Thomas Hauert a dansé pour différents chorégraphes, notamment  pour Anne Teresa De Keersmaeker, avant de fonder sa propre compagnie, ZOO, en 1997. En première nord-américaine, le chorégraphe belge présente inaudible, dans lequel il explore le jeu de la traduction de la musique en mouvements.

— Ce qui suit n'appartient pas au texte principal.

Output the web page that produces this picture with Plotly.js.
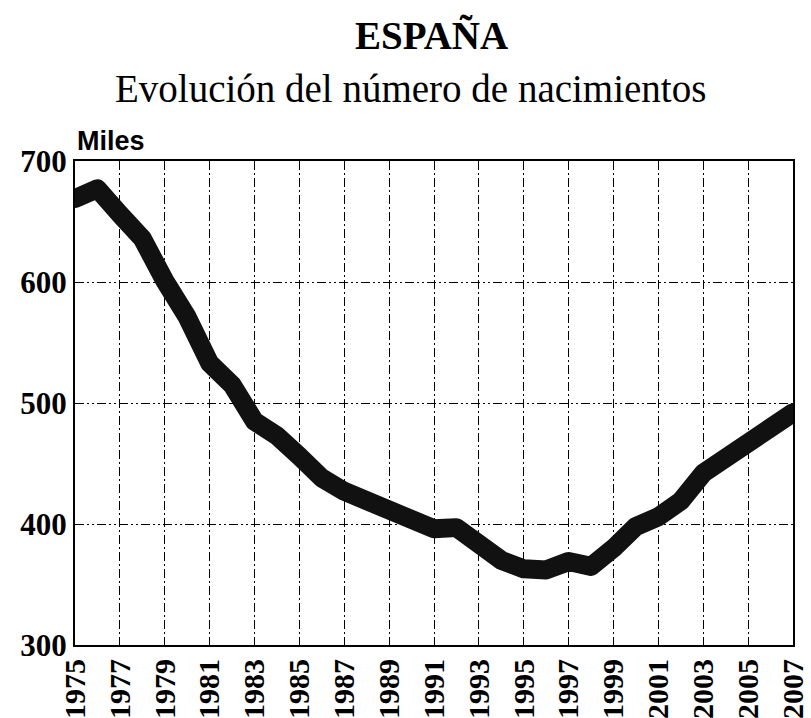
<!DOCTYPE html>
<html>
<head>
<meta charset="utf-8">
<script src="https://cdn.plot.ly/plotly-3.0.1.min.js"></script>
<style>
html,body{margin:0;padding:0;background:#fff;}
#chart{width:811px;height:718px;}
#chart .js-line{stroke-linecap:round;stroke-linejoin:round;}
</style>
</head>
<body>
<div id="chart"></div>
<script>
const years = [1975,1976,1977,1978,1979,1980,1981,1982,1983,1984,1985,1986,1987,1988,1989,1990,1991,1992,1993,1994,1995,1996,1997,1998,1999,2000,2001,2002,2003,2004,2005,2006,2007];
const births = [669,677,656,636,601,571,533,515,485,473,456,438,427,419,408,401,396,397,385,370,363,362,369,365,380,398,406,419,442,455,467,482,492];
const yTicks = [300,400,500,600,700];
const xTicks = [1975,1977,1979,1981,1983,1985,1987,1989,1991,1993,1995,1997,1999,2001,2003,2005,2007];

const trace = {
  x: years, y: births, type: 'scatter', mode: 'lines',
  line: {color: '#111111', width: 19, shape: 'linear'},
  hoverinfo: 'x+y'
};

const layout = {
  width: 811, height: 718,
  margin: {l: 75, r: 18, t: 161, b: 73},
  paper_bgcolor: '#ffffff', plot_bgcolor: '#ffffff',
  showlegend: false,
  xaxis: {
    range: [1975, 2007],
    tickmode: 'array', tickvals: xTicks, ticktext: xTicks.map(String),
    tickangle: -90,
    tickfont: {family: 'Liberation Serif, Times New Roman, serif', size: 30, color: '#000', weight: 'bold'},
    showgrid: true, gridcolor: '#000', gridwidth: 1, griddash: '9px,3px,2px,3px',
    zeroline: false, showline: true, linecolor: '#000', linewidth: 2, mirror: true,
    ticks: '', ticklen: 0, automargin: false
  },
  yaxis: {
    range: [300, 700],
    tickmode: 'array', tickvals: yTicks, ticktext: yTicks.map(String),
    tickfont: {family: 'Liberation Serif, Times New Roman, serif', size: 31, color: '#000', weight: 'bold'},
    showgrid: true, gridcolor: '#000', gridwidth: 1, griddash: '9px,3px,2px,3px,2px,3px',
    zeroline: false, showline: true, linecolor: '#000', linewidth: 2, mirror: true,
    ticks: '', ticklen: 0, automargin: false
  },
  annotations: [
    {text: 'ESPAÑA', xref: 'paper', yref: 'paper', x: 0.497, y: 1, yshift: 126, xanchor: 'center', yanchor: 'middle', showarrow: false,
     font: {family: 'Liberation Serif, Times New Roman, serif', size: 39, color: '#000', weight: 'bold'}},
    {text: 'Evolución del número de nacimientos', xref: 'paper', yref: 'paper', x: 0.467, y: 1, yshift: 73, xanchor: 'center', yanchor: 'middle', showarrow: false,
     font: {family: 'Liberation Serif, Times New Roman, serif', size: 39, color: '#000'}},
    {text: 'Miles', xref: 'paper', yref: 'paper', x: 0, y: 1, yshift: 20, xanchor: 'left', yanchor: 'middle', showarrow: false,
     font: {family: 'Liberation Sans, Arial, sans-serif', size: 27, color: '#000', weight: 'bold'}}
  ]
};

Plotly.newPlot('chart', [trace], layout, {displayModeBar: false, staticPlot: true});
</script>
</body>
</html>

Crédit photos : Gregory Batardon

Avec ce spectacle, Hauert poursuit donc son exploration de la tension entre liberté et contrainte, ainsi qu’entre solos et mouvements de groupe. Le spectacle débute dans l’obscurité, alors que l’on distingue un amas de corps qui bouge lentement à l’avant-scène, au son des cloches des alpages. Puis, un jeu s’opère entre les danseurs qui exécutent des mouvements rapides et improvisés sur des segments de musique d’à peine quelques secondes. La technique du mickeymousing, à la base de la chorégraphie, est ainsi mise en lumière. Hauert adapte cette esthétique associée aux films d’animation qui veut que chaque action soit accompagnée d’un accent sonore ou musical. Suivant la logique inverse, inaudible consiste à décortiquer la composition de la trame musicale pour en faire ressortir les moindres notes, bruits et accents de la partition. Allant à l’encontre du décorum de la danse, la chorégraphie se veut la plus illustrative possible et cherche à faire ressortir l’artificialité de ce qui se passe sur scène.

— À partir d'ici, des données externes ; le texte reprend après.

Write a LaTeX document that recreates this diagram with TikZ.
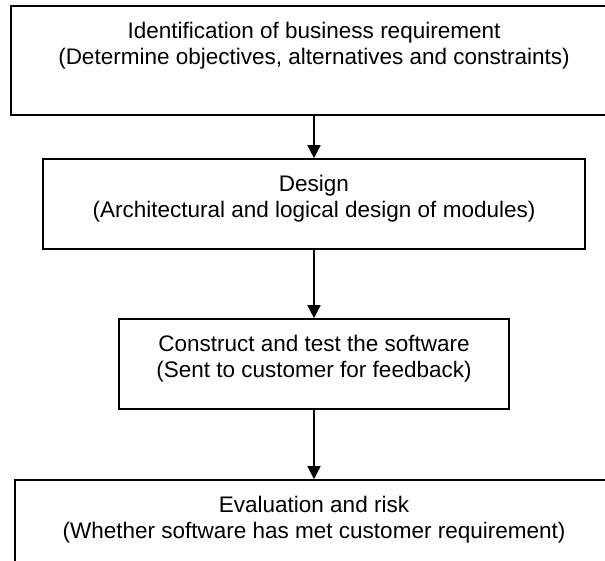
\documentclass[tikz,border=0pt]{standalone}
\usepackage{fontspec}
\setmainfont{Liberation Sans}
\usetikzlibrary{arrows.meta}
\tikzset{
  stagebox/.style={draw=black, line width=1.6pt, rectangle, inner sep=0pt, fill=none},
  stagetext/.style={anchor=north, inner sep=0pt, align=center, font=\fontsize{22.5}{25.5}\selectfont},
  flowarrow/.style={draw=black, line width=1.4pt, -{Triangle[width=13pt,length=13pt]}}
}
\begin{document}
\begin{tikzpicture}[x=1pt,y=-1pt]
\useasboundingbox (0,0) rectangle (605,561);
\clip (0,0) rectangle (605,561);
% boxes
\node[stagebox, minimum width=606pt, minimum height=109pt] (b1) at (314,60.5) {};
\node[stagebox, minimum width=542pt, minimum height=90pt] (b2) at (314,204) {};
\node[stagebox, minimum width=390pt, minimum height=90pt] (b3) at (314,364) {};
\node[stagebox, minimum width=598pt, minimum height=110pt] (b4) at (314,535) {};
% texts
\node[stagetext] (t1) at (314,22) {Identification of business requirement\\(Determine objectives, alternatives and constraints)};
\node[stagetext] (t2) at (314,175) {Design\\(Architectural and logical design of modules)};
\node[stagetext] (t3) at (314,335) {Construct and test the software\\(Sent to customer for feedback)};
\node[stagetext] (t4) at (314,496) {Evaluation and risk\\(Whether software has met customer requirement)};
% arrows
\draw[flowarrow] (b1.south) -- (b2.north);
\draw[flowarrow] (b2.south) -- (b3.north);
\draw[flowarrow] (b3.south) -- (b4.north);
\end{tikzpicture}
\end{document}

Thomas Hauert choisit de faire dialoguer les cultures savantes et populaires au sein d’une trame sonore endiablée où le jazz du Concerto en fa de George Gershwin contraste avec le bruitisme da pièce Ludus de Morte Regis du compositeur contemporain Mauro Lanza, écrite pour vingt-huit chanteurs, jouets et musique électronique. Cette rencontre musicale inusitée participe au ludisme du spectacle où l’humour occupe une grande place. Les danseurs prennent plaisir à créer des mouvements inédits et décomplexés, qui font penser à ceux que l’on ose dans l’intimité de notre chez-soi. Avec leur texture et leur coupe particulière, les costumes conçus par Éric Chevalier et Anne Masson participent aussi au grotesque du spectacle. Les danseurs sont accoutrés d’habits moulants colorés, aux motifs éclectiques et asymétriques, qu’ils changent à plusieurs reprises durant la pièce.

inaudible témoigne d’une compréhension et d’une connaissance impressionnante de la musique de la part des danseurs, qui utilisent toutes les parties de leur corps pour effectuer des micromouvements impliquant jusqu’au bout de leurs doigts et de leurs orteils. Parfaitement conscients de la présence des autres à leurs côtés, les deux danseuses et les quatre danseurs – parmi lesquels Hauert lui-même – contribuent à une grande improvisation structurée qui mise sur la sensorialité et sur la proximité des corps qui participent au même grand mouvement organique.

Ainsi, inaudible invite le public à renouveler le regard qu’il porte sur la danse contemporaine, trop souvent associée à un art hermétique. Le résultat est tout à fait convaincant et montre que la subjectivité et la sensibilité des interprètes peuvent avoir leur place, même dans une chorégraphie où l’exercice technique est franchement affirmé.